Elle s’aiguise notamment avec le blocage pour l’élection du président de la République, poste revenant à un chrétien maronite. Toutes les questions s’enchevêtrent, tout le monde se tenant par la barbichette dans un environnement de guerre délétère où le droit international n’a plus guère de sens.
Le leader druze du Parti socialiste progressiste (PSP), Walid Joumblatt, dressait un constat amer et sans concession en recevant l’Humanité dans sa résidence de Clemenceau : « L’ONU, c’est fini ! ». Tout en ajoutant : « Rien ne peut arrêter Netanyahou. »
La question de la résolution 1701
C’est tout le paradoxe. Les casques bleus des Nations unis, regroupés au sein de la force intérimaire (Finul) sont aujourd’hui la cible de l’armée israélienne sans qu’aucune sanction ne soit prise. Mais ce qui reste un point d’achoppement entre les partis libanais repose sur la mise en œuvre de la résolution 1701 de l’ONU, qui a mis fin à la guerre entre le Hezbollah et Israël en 2006.
Celle-ci prévoit la cessation des hostilités entre les deux parties et stipule que seuls l’armée libanaise et les casques bleus doivent être déployés dans le Sud frontalier d’Israël. La France et les États-Unis tentent maintenant d’instaurer une résolution 1701 + qui rajouterait des conditions, notamment l’interdiction d’importation d’armements pour le Hezbollah (mais rien en revanche concernant Israël).

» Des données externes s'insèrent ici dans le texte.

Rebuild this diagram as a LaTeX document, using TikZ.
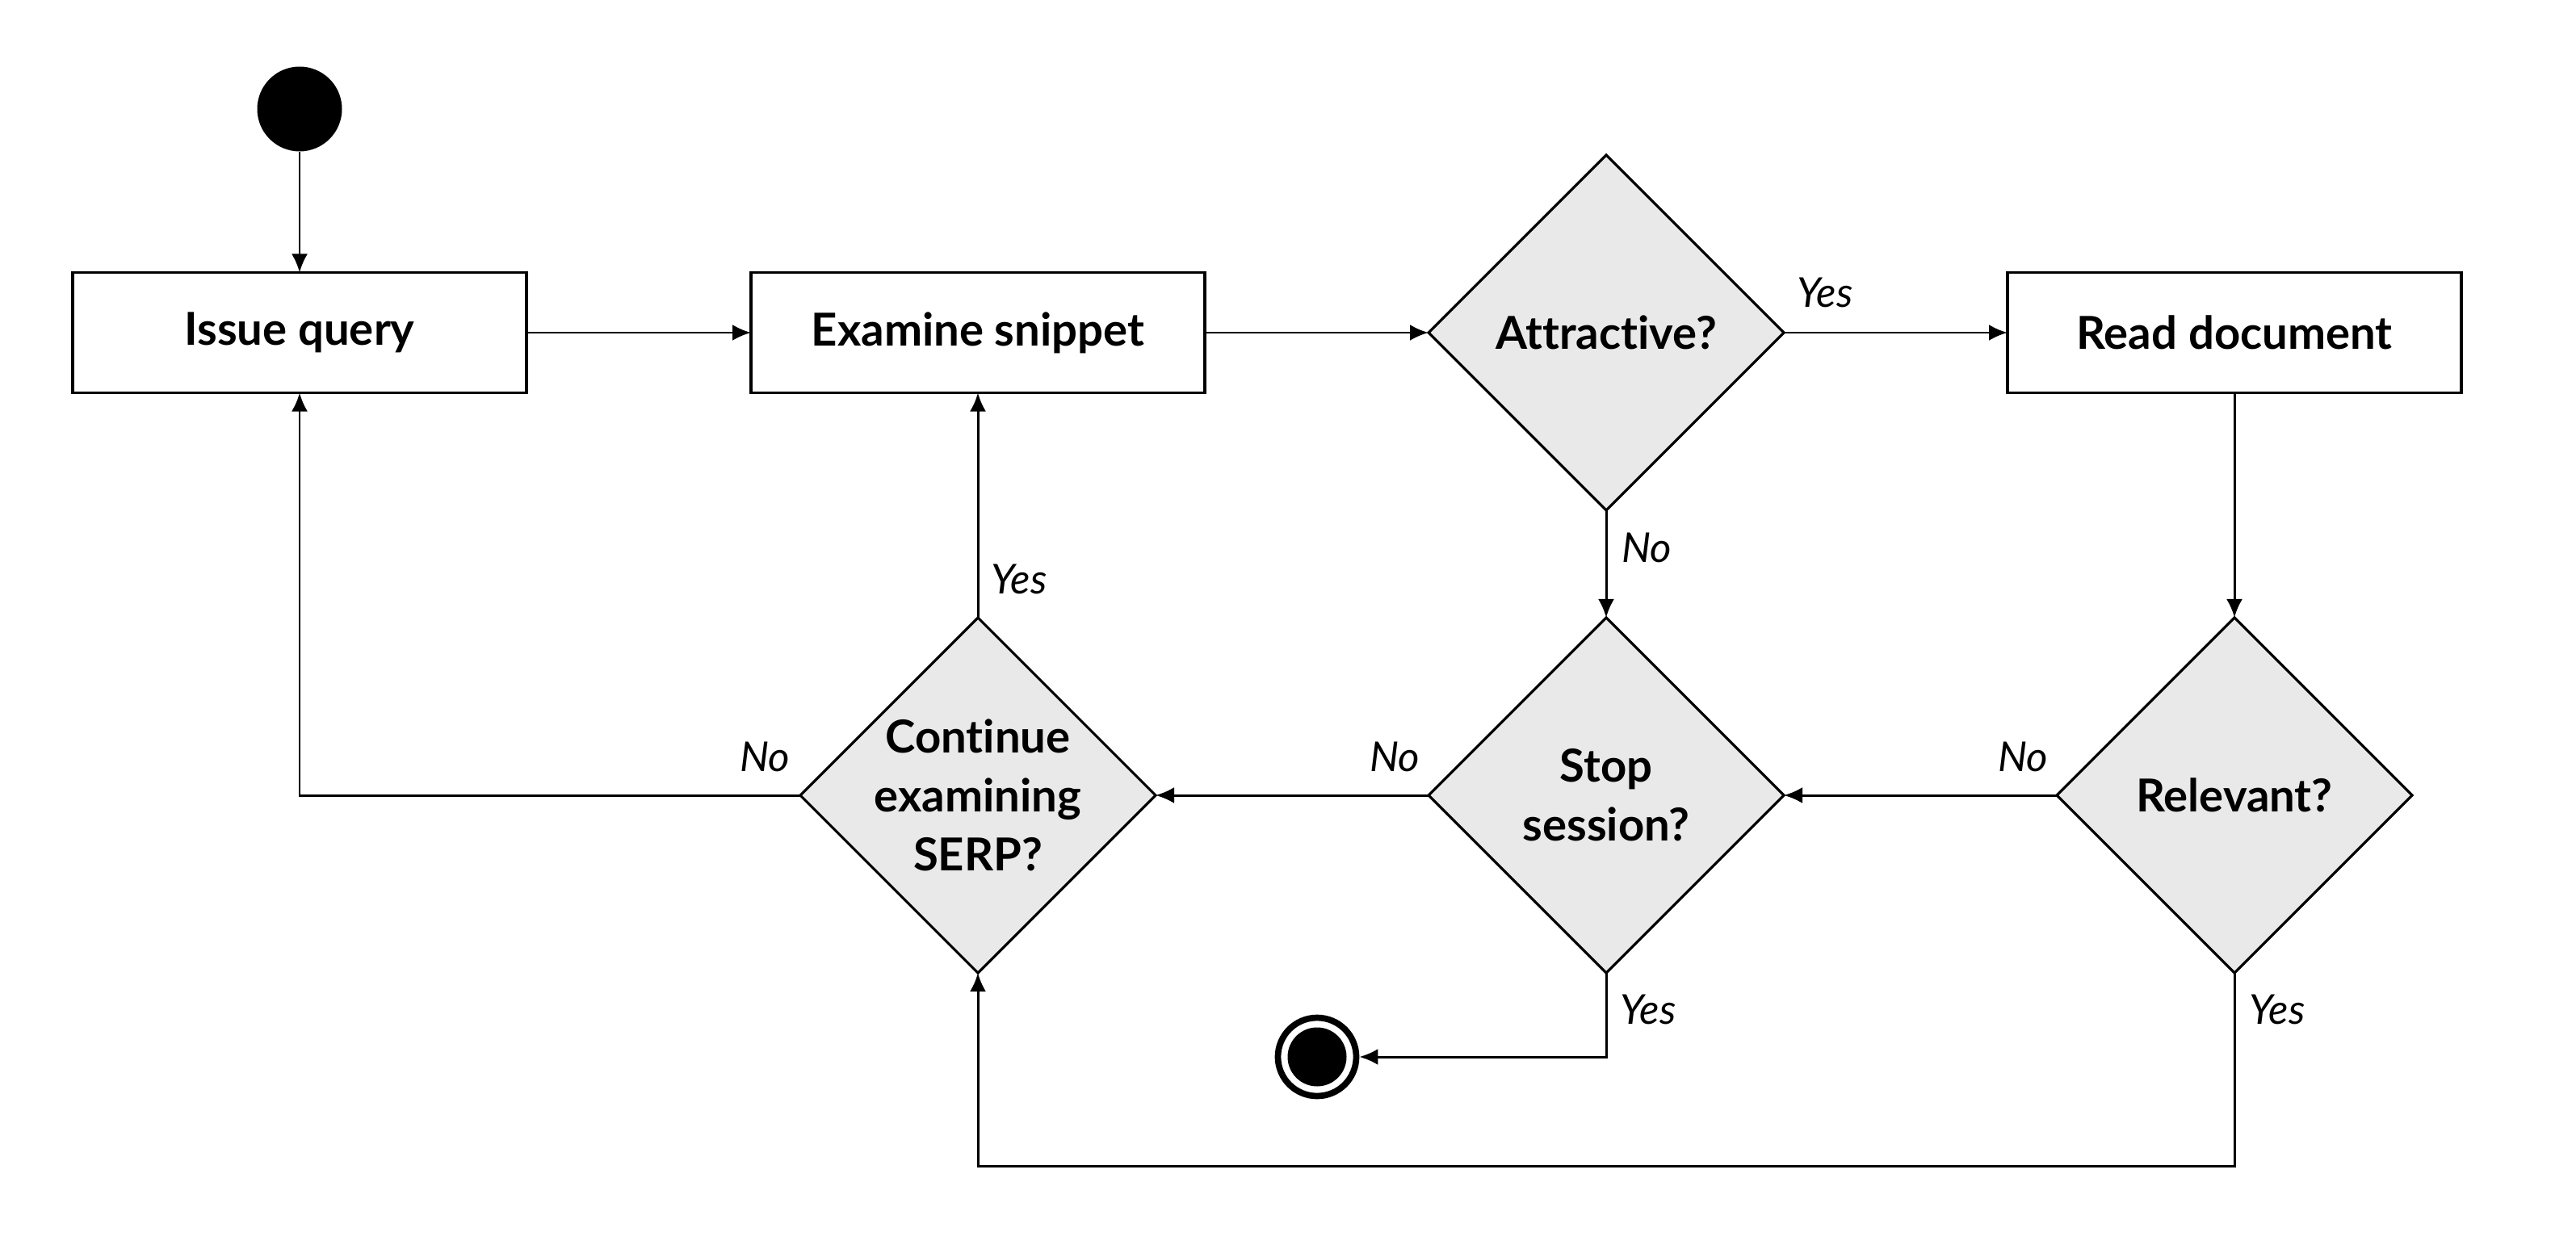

« L’Iran et le Hezbollah n’ont pas de problème avec la résolution 1701 à partir du moment où Israël la respecte », remarque Houssam Matar. « Mais avec la 1701 +, il s’agit d’autre chose. Paris et Washington espèrent que cette nouvelle résolution signifiera la fin du Hezbollah en tant que résistance et permettra la mise en place d’un gouvernement proche des Occidentaux. »
Bras de fer politique
Pour l’heure, le président (chiite) du Parlement et chef d’Amal, l’inamovible Nabih Berri, est opposé à toute modification de la 1701. À l’inverse, le patron des Forces libanaises, Samir Geagea, lie l’élection du président à l’application des résolutions 1701 et 1559 (sur le désarmement du Hezbollah) et se prononce pour un « État capable, juste et neutre face aux politiques des blocs ».

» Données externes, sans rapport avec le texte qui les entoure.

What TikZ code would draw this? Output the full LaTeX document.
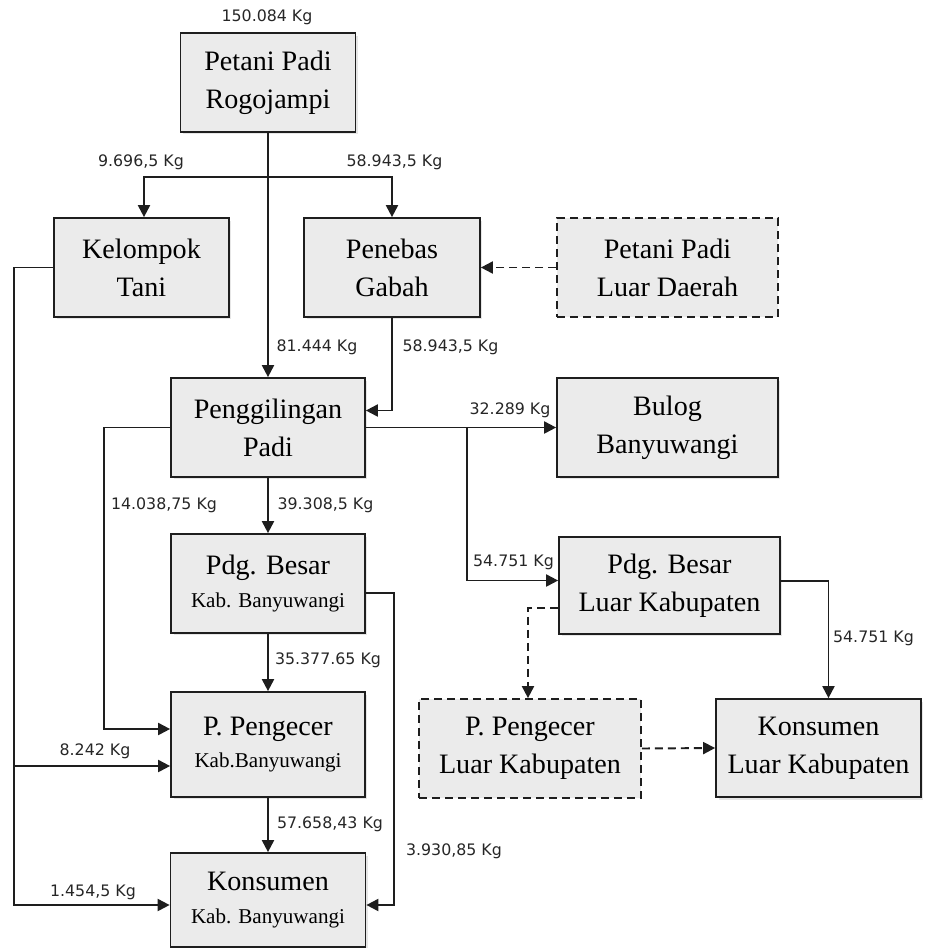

Une neutralité suspecte s’agissant du Liban, régulièrement agressé par Israël depuis la fin des années 1970, et que dénonce le secrétaire général du Parti communiste libanais, Hanna Gharib.
Un véritable bras de fer est en train de se dérouler. L’armée libanaise est une coquille vide sciemment sous-équipée par son principal fournisseur états-unien. Ceux qui poussent à l’application de la résolution 1559, votée en 2004, cherchent en fait à en finir avec toute possibilité de résistance armée contre Israël.
1 489 personnes tuées depuis le 23 septembre
Mais, pour l’heure, les Libanais soumis aux bombardements israéliens n’en veulent pas. Comme nous le disait avec ironie Walid Joumblatt, « dans une situation pareille, alors que l’armée israélienne est sur notre sol, on va dire au Hezbollah « Messieurs, rendez vos armes » ? » Ce qui ne l’empêchait pas de regretter que « l’Iran a fait du Liban une plate-forme de guerre ».
Les discussions à Beyrouth sont néanmoins suspendues à la situation militaire. Houssam Matar fait ainsi remarquer qu’à l’origine, en lançant son offensive terrestre, Israël espérait pouvoir marcher jusqu’au fleuve Litani.
« Les soldats israéliens pensaient que ce serait plus simple. Maintenant, ils ne parlent plus que d’une avancée en territoire libanais sur 3 kilomètres. Israël ne veut pas perdre l’image victorieuse de celui qui a tué Nasrallah et frappé le Hezbollah. Mais ce dernier n’a pas encore engagé toutes ses forces. »
Reste évidemment la dimension régionale. Israël a annoncé qu’il frapperait l’Iran. Nul ne sait à quelle échelle ni quand, mais les conséquences pourraient être terribles. D’autant que, selon Houssam Mattar, « une partie de la stratégie iranienne vise à pousser les États-Unis à prendre leurs responsabilités et ne pas s’abriter derrière la seule responsabilité de Netanyahou ». Une fois de plus le Liban est plongé dans une crise humaine et politique. Plus d’un million de ses habitants sont déplacés et au moins 1 489 personnes ont été tuées depuis le 23 septembre.